Dem Adjektiv hört man schon an, dass es ursprünglich aus der medizinischen Fachsprache stammt, wo es ›ansteckend, giftig‹ meint. Dementsprechend warnt in der neunten Auflage der »Schatz-Kammer Medicinisch- und Natürlicher Dinge« von 1737 der Arzt Johann Jacob Woyt vor Blutegeln,
welche einen grossen Kopff haben, grün und gläntzend sehen, und derer Rücken wollicht und mit dunckeln Linien gezeichnet ist, und welche sich in Pfützen und faulen Wassern aufhalten; denn solche pflegen etwas virulentes an sich zu haben, und werden insgemein für gifftig gehalten.
Politisch aktive Ärzte wie Rudolf Virchow oder Wilhelm Loewe trugen den Terminus, der auf lateinisch virulentus (›giftig‹) zurückgeht, schließlich in den weiteren öffentlichen Sprachgebrauch. Letzterer erklärt 1874 in einer Reichstagsdebatte über die Pockenimpfung, dass die gefährliche Kraft des Virus von Infektion zu Infektion zunehme, »die Ansteckung wird also viel virulenter«.

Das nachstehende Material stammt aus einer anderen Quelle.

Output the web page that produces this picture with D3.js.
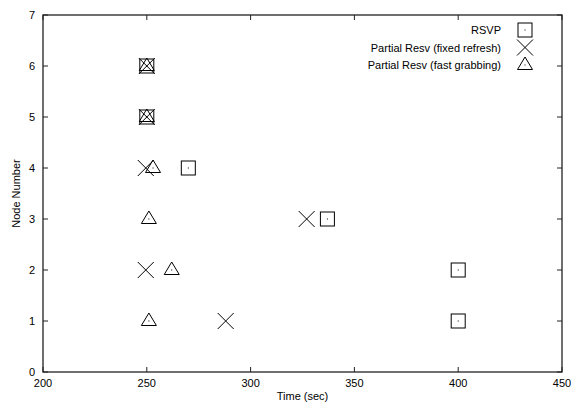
<!DOCTYPE html>
<html>
<head>
<meta charset="utf-8">
<script src="https://cdn.jsdelivr.net/npm/d3@7.9.0/dist/d3.min.js"></script>
<style>
  body { margin: 0; background: #fff; }
  svg text { font-family: "Liberation Sans", Arial, sans-serif; font-size: 11px; fill: #000; }
</style>
</head>
<body>
<svg id="chart" width="573" height="407"></svg>
<script>
// data
const seriesNames = ['RSVP', 'Partial Resv (fixed refresh)', 'Partial Resv (fast grabbing)'];
const rsvp      = [[250, 6], [250, 5], [270, 4], [337, 3], [400, 2], [400, 1]];
const fixedRef  = [[250, 6], [250, 5], [249.5, 4], [327, 3], [249.5, 2], [288, 1]];
const fastGrab  = [[250, 6], [250, 5], [253, 4], [251, 3], [262, 2], [251, 1]];
const xTicks = [200, 250, 300, 350, 400, 450];
const yTicks = [0, 1, 2, 3, 4, 5, 6, 7];

const svg = d3.select('#chart');
const m = { left: 43, right: 562, top: 15, bottom: 372 };

const x = d3.scaleLinear().domain([200, 450]).range([m.left, m.right]);
const y = d3.scaleLinear().domain([0, 7]).range([m.bottom, m.top]);

const frame = svg.append('g');
const tk = 5;

// ticks, inward on all four sides
xTicks.forEach(v => {
  frame.append('line').attr('x1', x(v)).attr('x2', x(v)).attr('y1', m.bottom).attr('y2', m.bottom - tk);
  frame.append('line').attr('x1', x(v)).attr('x2', x(v)).attr('y1', m.top).attr('y2', m.top + tk);
  frame.append('text').attr('x', x(v)).attr('y', m.bottom + 15).attr('text-anchor', 'middle').text(v);
});
yTicks.forEach(v => {
  frame.append('line').attr('x1', m.left).attr('x2', m.left + tk).attr('y1', y(v)).attr('y2', y(v));
  frame.append('line').attr('x1', m.right).attr('x2', m.right - tk).attr('y1', y(v)).attr('y2', y(v));
  frame.append('text').attr('x', m.left - 8).attr('y', y(v) + 4).attr('text-anchor', 'end').text(v);
});
frame.selectAll('line').attr('stroke', '#222').attr('stroke-width', 1);

frame.append('rect')
  .attr('x', m.left).attr('y', m.top)
  .attr('width', m.right - m.left).attr('height', m.bottom - m.top)
  .attr('fill', 'none').attr('stroke', '#222').attr('stroke-width', 1.3);

svg.append('text').attr('x', (m.left + m.right) / 2).attr('y', 400)
  .attr('text-anchor', 'middle').text('Time (sec)');
svg.append('text').attr('transform', `translate(20,${(m.top + m.bottom) / 2}) rotate(-90)`)
  .attr('text-anchor', 'middle').text('Node Number');

// marker painters
function square(g, cx, cy) {
  g.append('rect').attr('x', cx - 7).attr('y', cy - 7).attr('width', 14).attr('height', 14)
    .attr('fill', 'none').attr('stroke', '#000').attr('stroke-width', 1);
  g.append('rect').attr('x', cx - 0.5).attr('y', cy - 0.5).attr('width', 1).attr('height', 1).attr('fill', '#000');
}
function cross(g, cx, cy) {
  g.append('path').attr('d', `M${cx - 8},${cy - 8}L${cx + 8},${cy + 8}M${cx - 8},${cy + 8}L${cx + 8},${cy - 8}`)
    .attr('stroke', '#000').attr('stroke-width', 1).attr('fill', 'none');
}
function triangle(g, cx, cy) {
  g.append('path').attr('d', `M${cx},${cy - 8}L${cx + 7.5},${cy + 4.5}L${cx - 7.5},${cy + 4.5}Z`)
    .attr('stroke', '#000').attr('stroke-width', 1).attr('fill', 'none');
  g.append('rect').attr('x', cx - 0.5).attr('y', cy - 0.5).attr('width', 1).attr('height', 1).attr('fill', '#000');
}
const painters = [square, cross, triangle];
const allSeries = [rsvp, fixedRef, fastGrab];

const marks = svg.append('g');
allSeries.forEach((s, i) => {
  s.forEach(([t, n]) => painters[i](marks, x(t), y(n)));
});

// legend
const legend = svg.append('g');
seriesNames.forEach((name, i) => {
  const ly = 30 + i * 17.5;
  legend.append('text').attr('x', 501).attr('y', ly + 4).attr('text-anchor', 'end').text(name);
  painters[i](legend, 525, ly);
});
</script>
</body>
</html>
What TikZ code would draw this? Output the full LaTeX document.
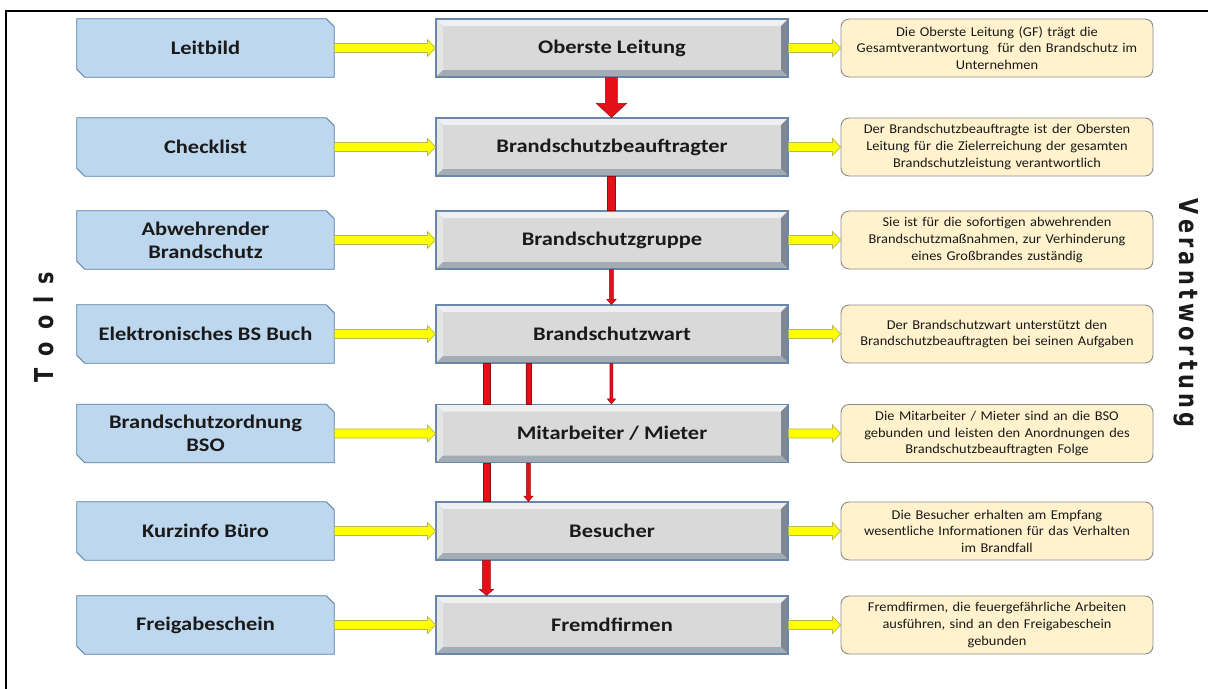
\documentclass[tikz,border=0pt]{standalone}
\usepackage{fontspec}
\usepackage{graphicx}
\setmainfont{Carlito}
\newfontfamily\boxfont{Carlito}[FakeStretch=1.17]
\newfontfamily\notefont{Carlito}[FakeStretch=1.07]
\newfontfamily\sidefont{DejaVu Sans}
\usetikzlibrary{calc,backgrounds}

\definecolor{toolfill}{HTML}{BDD7EE}
\definecolor{tooldraw}{HTML}{5B7FA6}
\definecolor{rolefill}{HTML}{D9D9D9}
\definecolor{roledraw}{HTML}{6A86A8}
\definecolor{bevtop}{HTML}{EEF0F2}
\definecolor{bevleft}{HTML}{E3E6E9}
\definecolor{bevright}{HTML}{7E8893}
\definecolor{bevbottom}{HTML}{A3ABB4}
\definecolor{notefill}{HTML}{FFF2CC}
\definecolor{notedraw}{HTML}{8C8C8C}
\definecolor{arrowyellow}{HTML}{FFFF00}
\definecolor{arrowedge}{HTML}{B5B55A}
\definecolor{arrowred}{HTML}{E3101A}
\definecolor{arrowrededge}{HTML}{9C0A10}
\definecolor{ink}{HTML}{1A1A1A}

% tool box: node plus its snipped outline (top right and bottom left corners cut) behind it
\newcommand\toolbox[3]{%
  \node[tool] (#1) at (#2) {#3};
  \begin{pgfonlayer}{background}
    \draw[toolshape] (#1.north west) -- ([xshift=-6pt]#1.north east)
      -- ([yshift=-6pt]#1.north east) -- (#1.south east)
      -- ([xshift=6pt]#1.south west) -- ([yshift=6pt]#1.south west) -- cycle;
  \end{pgfonlayer}}
% horizontal yellow block arrow from the east side of #1 to the west side of #2
\newcommand\yarrow[2]{%
  \draw[yellowarrow] let \p1=(#1.east), \p2=(#2.west) in
    (\x1,\y1+3.4pt) -- (\x2-6pt,\y1+3.4pt) -- (\x2-6pt,\y1+6.4pt) -- (\x2,\y1)
    -- (\x2-6pt,\y1-6.4pt) -- (\x2-6pt,\y1-3.4pt) -- (\x1,\y1-3.4pt) -- cycle;}
% vertical red block arrow: from #1 to #2 at x-offset #3 (px) from the left edge,
% shaft half width #4, head half width #5, head length #6
\newcommand\rarrow[6]{%
  \draw[redarrow] let \p1=($(#1.south west)+(#3,0)$), \p2=(#2.north) in
    (\x1-#4,\y1) -- (\x1-#4,\y2+#6) -- (\x1-#5,\y2+#6) -- (\x1,\y2)
    -- (\x1+#5,\y2+#6) -- (\x1+#4,\y2+#6) -- (\x1+#4,\y1) -- cycle;}

\tikzset{
  tool/.style={rectangle, minimum width=192.75pt, minimum height=43.5pt, inner sep=0pt,
    align=center, text=ink, font=\boxfont\fontsize{14.4}{17.5}\selectfont\bfseries},
  toolshape/.style={fill=toolfill, draw=tooldraw, line width=0.7pt},
  role/.style={rectangle, minimum width=264pt, minimum height=43.5pt, inner sep=0pt,
    fill=rolefill, draw=roledraw, line width=0.8pt, text=ink,
    font=\boxfont\fontsize{14.4}{17.5}\selectfont\bfseries,
    path picture={
      \def\bv{5.25pt}
      \fill[bevtop] (path picture bounding box.north west) -- (path picture bounding box.north east)
        -- ([shift={(-\bv,-\bv)}]path picture bounding box.north east)
        -- ([shift={(\bv,-\bv)}]path picture bounding box.north west) -- cycle;
      \fill[bevleft] (path picture bounding box.north west) -- (path picture bounding box.south west)
        -- ([shift={(\bv,\bv)}]path picture bounding box.south west)
        -- ([shift={(\bv,-\bv)}]path picture bounding box.north west) -- cycle;
      \fill[bevright] (path picture bounding box.north east) -- (path picture bounding box.south east)
        -- ([shift={(-\bv,\bv)}]path picture bounding box.south east)
        -- ([shift={(-\bv,-\bv)}]path picture bounding box.north east) -- cycle;
      \fill[bevbottom] (path picture bounding box.south west) -- (path picture bounding box.south east)
        -- ([shift={(-\bv,\bv)}]path picture bounding box.south east)
        -- ([shift={(\bv,\bv)}]path picture bounding box.south west) -- cycle;
    }},
  note/.style={rectangle, rounded corners=6pt, minimum width=234pt, minimum height=43.5pt,
    text width=230pt, inner sep=0pt, align=center, fill=notefill, draw=notedraw,
    line width=0.7pt, text=ink, font=\notefont\fontsize{10.1}{12.4}\selectfont},
  yellowarrow/.style={fill=arrowyellow, draw=arrowedge, line width=0.5pt},
  redarrow/.style={fill=arrowred, draw=arrowrededge, line width=0.4pt},
  sidelabel/.style={text=ink, inner sep=0pt, font=\sidefont\bfseries\fontsize{19.5}{20}\selectfont},
}

\begin{document}
\begin{tikzpicture}[x=0.75pt,y=-0.75pt]
\useasboundingbox (0,0) rectangle (1208,689);
\begin{pgfonlayer}{background}
  \fill[white] (0,0) rectangle (1208,689);
\end{pgfonlayer}
\draw[line width=1.1pt, black] (6,689) -- (6,11) -- (1208,11);

% tools column
\toolbox{t1}{205.5,48}{Leitbild}
\toolbox{t2}{205.5,147}{Checklist}
\toolbox{t3}{205.5,240}{Abwehrender\\Brandschutz}
\toolbox{t4}{205.5,334}{Elektronisches BS Buch}
\toolbox{t5}{205.5,433.5}{Brandschutzordnung\\BSO}
\toolbox{t6}{205.5,531}{Kurzinfo Büro}
\toolbox{t7}{205.5,625}{Freigabeschein}

% roles column
\node[role] (r1) at (612,48) {Oberste Leitung};
\node[role] (r2) at (612,147) {Brandschutzbeauftragter};
\node[role] (r3) at (612,240) {Brandschutzgruppe};
\node[role] (r4) at (612,334) {Brandschutzwart};
\node[role] (r5) at (612,433.5) {Mitarbeiter / Mieter};
\node[role] (r6) at (612,531) {Besucher};
\node[role] (r7) at (612,625) {Fremdfirmen};

% responsibilities column
\node[note] (n1) at (997,48) {Die Oberste Leitung (GF) trägt die\\Gesamtverantwortung\ \ für den Brandschutz im\\Unternehmen};
\node[note] (n2) at (997,147) {Der Brandschutzbeauftragte ist der Obersten\\Leitung für die Zielerreichung der gesamten\\Brandschutzleistung verantwortlich};
\node[note] (n3) at (997,240) {Sie ist für die sofortigen abwehrenden\\Brandschutzmaßnahmen, zur Verhinderung\\eines Großbrandes zuständig};
\node[note] (n4) at (997,334) {Der Brandschutzwart unterstützt den\\Brandschutzbeauftragten bei seinen Aufgaben};
\node[note] (n5) at (997,433.5) {Die Mitarbeiter / Mieter sind an die BSO\\gebunden und leisten den Anordnungen des\\Brandschutzbeauftragten Folge};
\node[note] (n6) at (997,531) {Die Besucher erhalten am Empfang\\wesentliche Informationen für das Verhalten\\im Brandfall};
\node[note] (n7) at (997,625) {Fremdfirmen, die feuergefährliche Arbeiten\\ausführen, sind an den Freigabeschein\\gebunden};

% yellow arrows
\foreach \i in {1,...,7} {
  \yarrow{t\i}{r\i}
  \yarrow{r\i}{n\i}
}

% red arrows between the roles
\rarrow{r1}{r2}{176}{4.5pt}{11.25pt}{10.5pt}
\rarrow{r2}{r3}{176}{3pt}{3pt}{0pt}
\rarrow{r3}{r4}{176}{1.5pt}{3.4pt}{3.75pt}
\rarrow{r4}{r5}{51}{2.6pt}{2.6pt}{0pt}
\rarrow{r4}{r5}{93}{1.9pt}{1.9pt}{0pt}
\rarrow{r4}{r5}{176}{1.1pt}{3pt}{3.75pt}
\rarrow{r5}{r6}{51}{2.6pt}{2.6pt}{0pt}
\rarrow{r5}{r6}{93}{1.5pt}{3.4pt}{4pt}
\rarrow{r6}{r7}{51}{3pt}{5.25pt}{4.5pt}

% side labels
\node[sidelabel, rotate=90, anchor=base] (tools) at (53,327)
  {\scalebox{0.8}[1]{T\hspace{11.3pt}o\hspace{11.3pt}o\hspace{11.3pt}l\hspace{11.3pt}s}};
\node[sidelabel, rotate=-90, anchor=base] (resp) at (1179,313)
  {\scalebox{0.8}[1]{V\hspace{4pt}e\hspace{4pt}r\hspace{4pt}a\hspace{4pt}n\hspace{4pt}t\hspace{4pt}w\hspace{4pt}o\hspace{4pt}r\hspace{4pt}t\hspace{4pt}u\hspace{4pt}n\hspace{4pt}g}};
\end{tikzpicture}
\end{document}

Die heutige bildungssprachliche Bedeutung ›sich gefahrvoll auswirkend, drängend, aus der Latenz hervorbrechend‹ ist seit den 1930er-Jahren belegt; diese sei, so vermuten Alan Kirkness und sein Team im »Deutschen Fremdwörterbuch«, unter dem Einfluss des sinngleichen englischen virulent entstanden. Heinrich Mann schreibt in seinen 1943/44 im amerikanischen Exil verfassten Memoiren »Ein Zeitalter wird besichtigt«, die deutsche Barbarei im Nationalsozialismus, sei »Wirklichkeit geworden auf Grund einer uralten, jetzt akuten, virulenten und aggressiven Mißbilligung der gesamten Geschichte, der Kultur – des Christentums und des Mittelmeeres«.
Ebenfalls zum Bildungswortschatz gehört das ursprünglich medizinische, schon bei Woyt 1737 nachweisbare feminine Substantiv Virulenz. Der Philosoph Arnold Gehlen gebraucht es 1956 in seinem Buch »Urmensch und Spätkultur« auch im Sinne von ›kreative Unruhe, Neugier‹: »Eine weitere Eigenschaft des menschlichen Antriebslebens ist hier einzurechnen, nämlich seine chronische nichtpausierende Virulenz.« Häufiger wird es jedoch synonym zu ›politische Bedeutsamkeit‹ verwendet. So erklärt die »Zeit«, ein Festivalbeitrag von Mario Bellocchio habe »politische Virulenz und aktuelle Relevanz« in die Filmfestspiele von Venedig gebracht, und den Drehbuchautoren der Marvel-Filme wird versichert, sie könnten sich auf die »Virulenz des X-Men-Themas eigentlich verlassen«.